Extract, in full, the lines below, beginning at the first and ending with the line that contains "const chart = echarts.init(document.getElementById('chart'))". Pictures do not belong in the copy.

◆ **Figure scripts**:
══════════

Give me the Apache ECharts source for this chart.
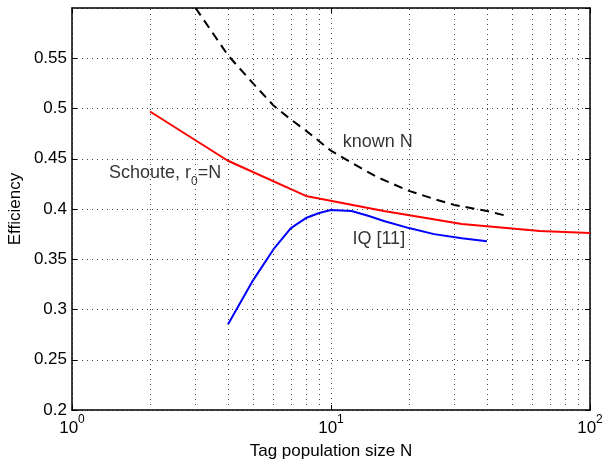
<!DOCTYPE html>
<html>
<head>
<meta charset="utf-8">
<script src="https://cdn.jsdelivr.net/npm/echarts@6/dist/echarts.min.js"></script>
<style>
  html, body { margin: 0; padding: 0; background: #fff; }
  #chart { width: 605px; height: 461px; }
</style>
</head>
<body>
<div id="chart"></div>
<script>
// values
const schouteN = [2, 4, 8, 16, 32, 64, 100]
const schouteEff = [0.497, 0.448, 0.413, 0.398, 0.385, 0.378, 0.376]

const iqN = [4, 5, 6, 7, 8, 9, 10, 12, 14, 16, 20, 25, 32, 40]
const iqEff = [0.285, 0.329, 0.360, 0.381, 0.391, 0.396, 0.399, 0.398, 0.393, 0.388, 0.381, 0.375, 0.371, 0.368]

const knownN = [3, 4, 5, 6, 7, 8, 10, 12, 15, 20, 25, 30, 40, 48]
const knownEff = [0.600, 0.553, 0.525, 0.503, 0.489, 0.478, 0.458, 0.446, 0.432, 0.418, 0.410, 0.404, 0.398, 0.393]

const minorX = [2, 3, 4, 5, 6, 7, 8, 9, 20, 30, 40, 50, 60, 70, 80, 90]

const font = 'Liberation Sans, Arial, Helvetica, sans-serif'
const gridDots = {type: [1, 4], color: '#444', width: 1}

const pairs = (xs, ys) => xs.map((x, i) => [x, ys[i]])

const chart = echarts.init(document.getElementById('chart'))

chart.setOption({
  animation: false,
  textStyle: {fontFamily: font, color: '#000'},
  grid: {left: 72, right: 15, top: 8, bottom: 51, outerBoundsMode: 'none', containLabel: false},
  xAxis: [
    {
      type: 'log', logBase: 10, min: 1, max: 100,
      name: 'Tag population size N', nameLocation: 'middle', nameGap: 33,
      nameMoveOverlap: false,
      nameTextStyle: {fontSize: 17, fontFamily: font, color: '#000'},
      axisLine: {lineStyle: {color: '#000', width: 1.5}},
      axisTick: {inside: true, length: 5, lineStyle: {color: '#000'}},
      axisLabel: {
        margin: 4,
        formatter: v => '{b|10}{s|' + Math.round(Math.log10(v)) + '}',
        rich: {
          b: {fontSize: 17, fontFamily: font, color: '#000'},
          s: {fontSize: 12, fontFamily: font, color: '#000', padding: [0, 0, 16, 0]}
        }
      },
      splitLine: {show: true, lineStyle: gridDots}
    },
    {
      type: 'log', logBase: 10, min: 1, max: 100, position: 'top',
      axisLine: {lineStyle: {color: '#000', width: 1.5}},
      axisTick: {inside: true, length: 5, lineStyle: {color: '#000'}},
      axisLabel: {show: false},
      splitLine: {show: false}
    }
  ],
  yAxis: [
    {
      type: 'value', min: 0.2, max: 0.6, interval: 0.05,
      name: 'Efficiency', nameLocation: 'middle', nameGap: 48,
      nameMoveOverlap: false,
      nameTextStyle: {fontSize: 17, fontFamily: font, color: '#000'},
      axisLine: {show: true, lineStyle: {color: '#000', width: 1.5}},
      axisTick: {show: true, inside: true, length: 5, lineStyle: {color: '#000'}},
      axisLabel: {
        fontSize: 17, color: '#000', margin: 5, showMaxLabel: false,
        formatter: v => String(+v.toFixed(2))
      },
      splitLine: {show: true, lineStyle: gridDots}
    },
    {
      type: 'value', min: 0.2, max: 0.6, interval: 0.05, position: 'right',
      axisLine: {show: true, lineStyle: {color: '#000', width: 1.5}},
      axisTick: {show: true, inside: true, length: 5, lineStyle: {color: '#000'}},
      axisLabel: {show: false},
      splitLine: {show: false}
    }
  ],
  series: [
    {
      // minor log grid lines
      type: 'line', data: [], silent: true, z: 1,
      markLine: {
        silent: true, symbol: 'none', label: {show: false},
        lineStyle: gridDots, emphasis: {disabled: true},
        data: minorX.map(v => ({xAxis: v}))
      }
    },
    {
      name: 'known N', type: 'line', data: pairs(knownN, knownEff),
      showSymbol: false, z: 3,
      lineStyle: {color: '#000', width: 2, type: [9, 6]}
    },
    {
      name: 'Schoute', type: 'line', data: pairs(schouteN, schouteEff),
      showSymbol: false, z: 3,
      lineStyle: {color: '#ff0000', width: 2}
    },
    {
      name: 'IQ', type: 'line', data: pairs(iqN, iqEff),
      showSymbol: false, z: 3,
      lineStyle: {color: '#0000ff', width: 2}
    },
    {
      // curve labels
      type: 'scatter', symbolSize: 0, silent: true, z: 4,
      label: {
        show: true, position: 'right', distance: 0,
        fontSize: 18, fontFamily: font, color: '#000',
        formatter: p => p.data.text,
        rich: {
          a: {fontSize: 18, fontFamily: font, color: '#000'},
          sub: {fontSize: 12, fontFamily: font, color: '#000', padding: [18, 0, 0, 0]}
        }
      },
      data: [
        {value: [11.1, 0.467], text: 'known N'},
        {value: [12.1, 0.370], text: 'IQ [11]'},
        {value: [1.39, 0.436], text: '{a|Schoute, r}{sub|0}{a|=N}'}
      ]
    }
  ]
})
</script>
</body>
</html>
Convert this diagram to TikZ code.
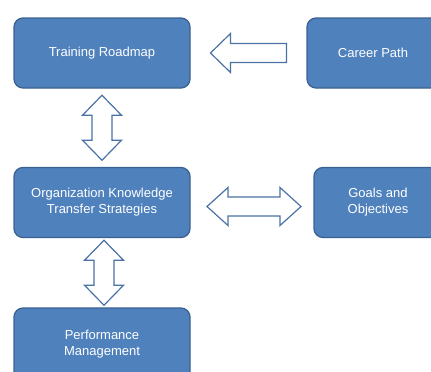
\documentclass[tikz,border=0pt]{standalone}
\usepackage{fontspec}
\setmainfont{Liberation Sans}
\usetikzlibrary{calc}
\definecolor{boxfill}{HTML}{4F81BD}
\definecolor{boxedge}{HTML}{3B6190}
\definecolor{arrowedge}{HTML}{4A72A4}
\begin{document}
\begin{tikzpicture}[x=1pt,y=-1pt,
  box/.style={draw=boxedge, fill=boxfill, line width=1.3pt, rounded corners=9pt,
    text=white, font=\fontsize{13}{16}\selectfont, align=center, inner sep=0pt},
  blockarrow/.style={draw=arrowedge, fill=white, line width=1.2pt, line join=miter}]
\useasboundingbox (0,0) rectangle (431,372);
\clip (0,0) rectangle (431,372);

% boxes
\node[box, minimum width=176pt, minimum height=70pt] (tr) at (102,53) {Training Roadmap};
\node[box, minimum width=132pt, minimum height=70pt] (cp) at (373,53) {Career Path};
\node[box, minimum width=176pt, minimum height=70pt] (ok) at (102,202.5) {Organization Knowledge\\Transfer Strategies};
\node[box, minimum width=128pt, minimum height=70pt] (go) at (378,202.5) {Goals and\\Objectives};
\node[box, minimum width=176pt, minimum height=72pt] (pm) at (102,344) {Performance\\Management};

% block arrow from Career Path to Training Roadmap
\coordinate (a1) at ($(tr.east)!0.5!(cp.west)$);
\draw[blockarrow] ($(a1)+(-38,0)$) -- ++(20,-19.5) -- ++(0,10) -- ++(56,0)
  -- ++(0,19) -- ++(-56,0) -- ++(0,10) -- cycle;

% two-way arrow between Training Roadmap and the strategies box
\coordinate (a2) at ($(tr.south)!0.5!(ok.north)$);
\draw[blockarrow] ($(a2)+(0,-32.5)$) -- ++(19.5,20) -- ++(-9.5,0) -- ++(0,25)
  -- ++(9.5,0) -- ++(-19.5,20) -- ++(-19.5,-20) -- ++(9.5,0) -- ++(0,-25)
  -- ++(-9.5,0) -- cycle;

% two-way arrow between the strategies box and Goals and Objectives
\coordinate (a3) at ($(ok.east)!0.5!(go.west)+(2,4)$);
\draw[blockarrow] ($(a3)+(-47,0)$) -- ++(21,-19) -- ++(0,9.5) -- ++(52,0)
  -- ++(0,-9.5) -- ++(21,19) -- ++(-21,19) -- ++(0,-9.5) -- ++(-52,0)
  -- ++(0,9.5) -- cycle;

% two-way arrow between the strategies box and Performance Management
\coordinate (a4) at ($(ok.south)!0.5!(pm.north)+(2,0)$);
\draw[blockarrow] ($(a4)+(0,-32.5)$) -- ++(19.5,20) -- ++(-9.5,0) -- ++(0,25)
  -- ++(9.5,0) -- ++(-19.5,20) -- ++(-19.5,-20) -- ++(9.5,0) -- ++(0,-25)
  -- ++(-9.5,0) -- cycle;
\end{tikzpicture}
\end{document}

══════════

◆ **EXERCISE OUTPUT**:
Give me the Apache ECharts source for this chart.
<!DOCTYPE html>
<html>
<head>
<meta charset="utf-8">
<script src="https://cdn.jsdelivr.net/npm/echarts@6/dist/echarts.min.js"></script>
<style>
  html, body { margin: 0; padding: 0; background: #fff; }
  #chart { width: 605px; height: 461px; }
</style>
</head>
<body>
<div id="chart"></div>
<script>
// values
const schouteN = [2, 4, 8, 16, 32, 64, 100]
const schouteEff = [0.497, 0.448, 0.413, 0.398, 0.385, 0.378, 0.376]

const iqN = [4, 5, 6, 7, 8, 9, 10, 12, 14, 16, 20, 25, 32, 40]
const iqEff = [0.285, 0.329, 0.360, 0.381, 0.391, 0.396, 0.399, 0.398, 0.393, 0.388, 0.381, 0.375, 0.371, 0.368]

const knownN = [3, 4, 5, 6, 7, 8, 10, 12, 15, 20, 25, 30, 40, 48]
const knownEff = [0.600, 0.553, 0.525, 0.503, 0.489, 0.478, 0.458, 0.446, 0.432, 0.418, 0.410, 0.404, 0.398, 0.393]

const minorX = [2, 3, 4, 5, 6, 7, 8, 9, 20, 30, 40, 50, 60, 70, 80, 90]

const font = 'Liberation Sans, Arial, Helvetica, sans-serif'
const gridDots = {type: [1, 4], color: '#444', width: 1}

const pairs = (xs, ys) => xs.map((x, i) => [x, ys[i]])

const chart = echarts.init(document.getElementById('chart'))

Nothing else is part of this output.